Ceti, Cetiya, Cetā, Cetis. One of the sixteen Mahā Janapadas (AN.i.213, etc.), probably identical with Cedi of the older documents (e.g., Rv.viii.5, 37-9). The people of Ceti seem to have had two distinct settlements: one, perhaps the older, was in the mountains, probably the present Nepal (Buddhist India, p.26). It is evidently this older settlement which is mentioned in the Vessantarajātaka (Ja 547); it was passed by Vessantara on his way into exile in the Himalayas, and was thirty yojanas distant from Jetuttara (Ja.vi.514, 518). The other, probably a later colony, lay near the Yamunā, to the east, in the neighbourhood of and contiguous to the settlement of the Kurus; for we are told (Vin.iv.108f; Ja.i.360f) that the Buddha, having dwelt in the Ceti country, went to Bhaddavatikā, where, at the Ambatittha, Sāgata tamed a Nāga, and from there he went to Kosambī. This part of the country corresponds roughly to the modern Bundelkhand and the adjoining region Law: Geography of Early Buddhism, p.16).
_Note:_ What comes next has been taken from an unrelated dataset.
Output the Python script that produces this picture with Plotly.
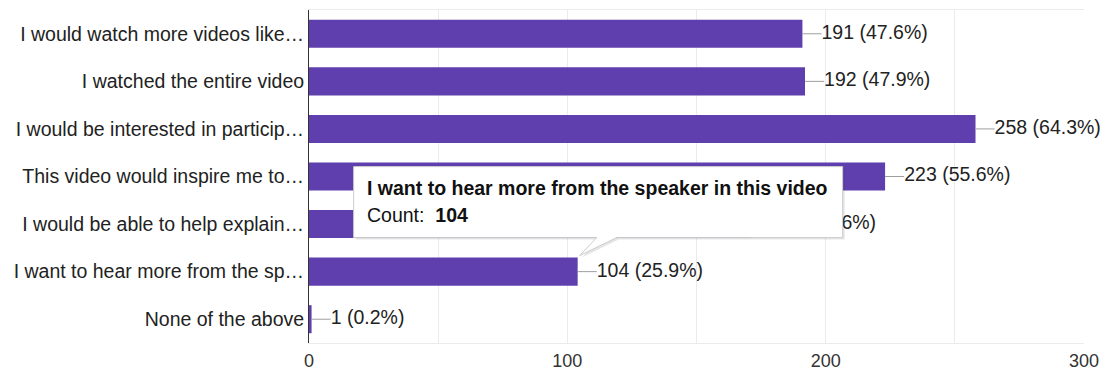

It was probably of the older Ceti that Sotthivatī was the capital, where once reigned Apacara, who uttered the first lie in the world (Ja.iii.454ff Sotthivatī is probably identical with Suktimatī or Suktisāhvaya of the Mahā Bhārata (iii.20, 50; xiv.83, 2); see also PHAI.81).
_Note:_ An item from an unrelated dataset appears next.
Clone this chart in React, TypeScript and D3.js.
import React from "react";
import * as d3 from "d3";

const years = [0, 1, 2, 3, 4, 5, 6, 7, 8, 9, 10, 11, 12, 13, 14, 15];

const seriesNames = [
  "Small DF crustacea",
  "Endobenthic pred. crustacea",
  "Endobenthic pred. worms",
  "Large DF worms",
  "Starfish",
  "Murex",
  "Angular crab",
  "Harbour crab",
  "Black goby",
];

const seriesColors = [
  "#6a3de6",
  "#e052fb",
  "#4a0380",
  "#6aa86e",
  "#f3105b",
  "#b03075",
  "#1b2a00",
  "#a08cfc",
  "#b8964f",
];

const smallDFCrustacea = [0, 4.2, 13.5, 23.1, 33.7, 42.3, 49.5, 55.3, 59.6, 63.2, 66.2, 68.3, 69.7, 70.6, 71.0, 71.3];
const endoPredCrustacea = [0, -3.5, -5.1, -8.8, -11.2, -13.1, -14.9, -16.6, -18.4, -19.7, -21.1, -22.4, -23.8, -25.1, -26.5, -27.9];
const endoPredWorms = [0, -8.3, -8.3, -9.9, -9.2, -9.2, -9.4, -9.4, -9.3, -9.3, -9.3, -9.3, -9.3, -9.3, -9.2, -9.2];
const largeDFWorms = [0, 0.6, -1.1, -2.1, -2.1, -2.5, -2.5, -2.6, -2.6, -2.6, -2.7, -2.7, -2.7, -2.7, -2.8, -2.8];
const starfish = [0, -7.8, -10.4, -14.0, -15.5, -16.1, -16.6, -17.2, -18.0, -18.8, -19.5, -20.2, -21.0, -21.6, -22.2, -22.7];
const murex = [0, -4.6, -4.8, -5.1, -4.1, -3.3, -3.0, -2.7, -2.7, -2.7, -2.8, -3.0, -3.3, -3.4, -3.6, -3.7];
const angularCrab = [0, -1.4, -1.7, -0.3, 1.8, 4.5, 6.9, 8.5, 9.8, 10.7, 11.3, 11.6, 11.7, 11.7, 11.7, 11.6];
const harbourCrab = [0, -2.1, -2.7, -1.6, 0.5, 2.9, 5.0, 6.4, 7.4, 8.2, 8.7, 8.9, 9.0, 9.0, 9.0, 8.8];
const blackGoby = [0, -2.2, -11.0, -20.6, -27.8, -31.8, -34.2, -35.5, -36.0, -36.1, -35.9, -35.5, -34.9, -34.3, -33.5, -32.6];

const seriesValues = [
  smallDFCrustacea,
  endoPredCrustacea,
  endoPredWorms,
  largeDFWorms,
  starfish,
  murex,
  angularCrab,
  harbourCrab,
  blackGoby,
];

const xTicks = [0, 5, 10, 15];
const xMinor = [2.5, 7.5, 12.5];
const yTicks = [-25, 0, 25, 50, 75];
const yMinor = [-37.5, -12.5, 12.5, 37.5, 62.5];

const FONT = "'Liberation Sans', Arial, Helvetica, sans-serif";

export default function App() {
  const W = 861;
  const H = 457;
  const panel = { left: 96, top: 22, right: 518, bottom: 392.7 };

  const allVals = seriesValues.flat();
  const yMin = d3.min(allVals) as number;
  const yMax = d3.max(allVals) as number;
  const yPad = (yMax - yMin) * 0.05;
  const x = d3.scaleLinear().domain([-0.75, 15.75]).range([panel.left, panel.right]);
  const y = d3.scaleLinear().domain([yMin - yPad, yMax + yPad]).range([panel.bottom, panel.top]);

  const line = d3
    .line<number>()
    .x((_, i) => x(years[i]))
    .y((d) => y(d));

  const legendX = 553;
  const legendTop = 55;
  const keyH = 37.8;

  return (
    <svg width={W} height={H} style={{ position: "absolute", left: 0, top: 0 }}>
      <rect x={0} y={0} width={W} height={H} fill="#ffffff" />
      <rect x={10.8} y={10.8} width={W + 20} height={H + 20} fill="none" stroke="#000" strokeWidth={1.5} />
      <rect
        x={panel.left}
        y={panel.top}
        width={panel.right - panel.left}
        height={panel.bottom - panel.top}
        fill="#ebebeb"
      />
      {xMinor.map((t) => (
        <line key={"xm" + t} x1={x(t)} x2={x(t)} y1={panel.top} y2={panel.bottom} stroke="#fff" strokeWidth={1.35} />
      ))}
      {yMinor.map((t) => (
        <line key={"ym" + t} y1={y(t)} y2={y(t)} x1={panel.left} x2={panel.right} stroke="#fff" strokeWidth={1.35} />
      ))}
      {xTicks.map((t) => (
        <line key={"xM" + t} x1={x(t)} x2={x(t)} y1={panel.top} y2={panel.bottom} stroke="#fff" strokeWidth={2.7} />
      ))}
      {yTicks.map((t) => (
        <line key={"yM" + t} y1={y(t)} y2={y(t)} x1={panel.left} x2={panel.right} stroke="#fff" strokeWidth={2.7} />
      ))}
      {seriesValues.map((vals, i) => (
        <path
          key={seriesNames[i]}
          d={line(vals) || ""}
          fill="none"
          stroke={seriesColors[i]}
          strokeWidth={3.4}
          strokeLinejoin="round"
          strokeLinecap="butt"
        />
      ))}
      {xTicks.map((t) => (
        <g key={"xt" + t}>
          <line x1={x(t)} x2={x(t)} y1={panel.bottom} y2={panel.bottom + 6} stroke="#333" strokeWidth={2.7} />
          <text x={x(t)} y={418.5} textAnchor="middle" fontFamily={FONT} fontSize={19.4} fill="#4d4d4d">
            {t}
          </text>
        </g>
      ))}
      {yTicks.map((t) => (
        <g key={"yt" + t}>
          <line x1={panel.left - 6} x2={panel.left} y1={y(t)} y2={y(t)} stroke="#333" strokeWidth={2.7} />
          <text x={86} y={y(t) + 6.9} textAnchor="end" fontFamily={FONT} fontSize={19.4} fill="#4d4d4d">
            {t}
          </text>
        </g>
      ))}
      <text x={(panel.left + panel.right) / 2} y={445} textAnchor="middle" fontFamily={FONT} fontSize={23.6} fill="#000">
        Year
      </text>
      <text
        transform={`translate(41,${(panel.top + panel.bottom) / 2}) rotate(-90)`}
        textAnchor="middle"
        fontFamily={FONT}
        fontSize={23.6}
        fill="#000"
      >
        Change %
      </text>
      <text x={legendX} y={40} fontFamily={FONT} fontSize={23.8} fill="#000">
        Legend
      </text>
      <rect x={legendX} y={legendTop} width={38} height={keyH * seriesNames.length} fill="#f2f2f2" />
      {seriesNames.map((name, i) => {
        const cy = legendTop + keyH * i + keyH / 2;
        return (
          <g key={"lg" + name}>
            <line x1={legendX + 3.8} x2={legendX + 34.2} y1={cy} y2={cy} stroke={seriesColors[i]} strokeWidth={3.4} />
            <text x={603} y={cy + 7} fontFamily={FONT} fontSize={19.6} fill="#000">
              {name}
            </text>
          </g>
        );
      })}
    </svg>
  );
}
The journey from Benares to Ceti lay through a forest which was infested by robbers (Ja.i.253, 256). The settlement of Ceti was an important centre of Buddhism, even in the time of the Buddha. The Aṅguttaranikāya (AN.iii.355f; v.41f; 157ff) mentions several discourses preached to the Cetis, while the Buddha dwelt in their town of Sahajāti. While dwelling in the Pācīnavaṁsadāya in the Ceti country, Anuruddha became an Arahant after a visit which the Buddha paid to him (AN.iv.228; see also Vin.i.300f). The Janavasabhasutta (DN.ii.200 and passim) leads us to infer that the Buddha visited the Ceti country several times. The Saṁyuttanikāya (SN.v.436f) records a discussion on the four Ariyan Truths among a number of monks, including Gavampati, dwelling at Sahajāti (v.l. Sahañcanika).

It is said (e.g., AN­a.ii.765) that the country was called Ceti because it was ruled by kings bearing the name of Ceti or Cetiya (Snp­a.i.135).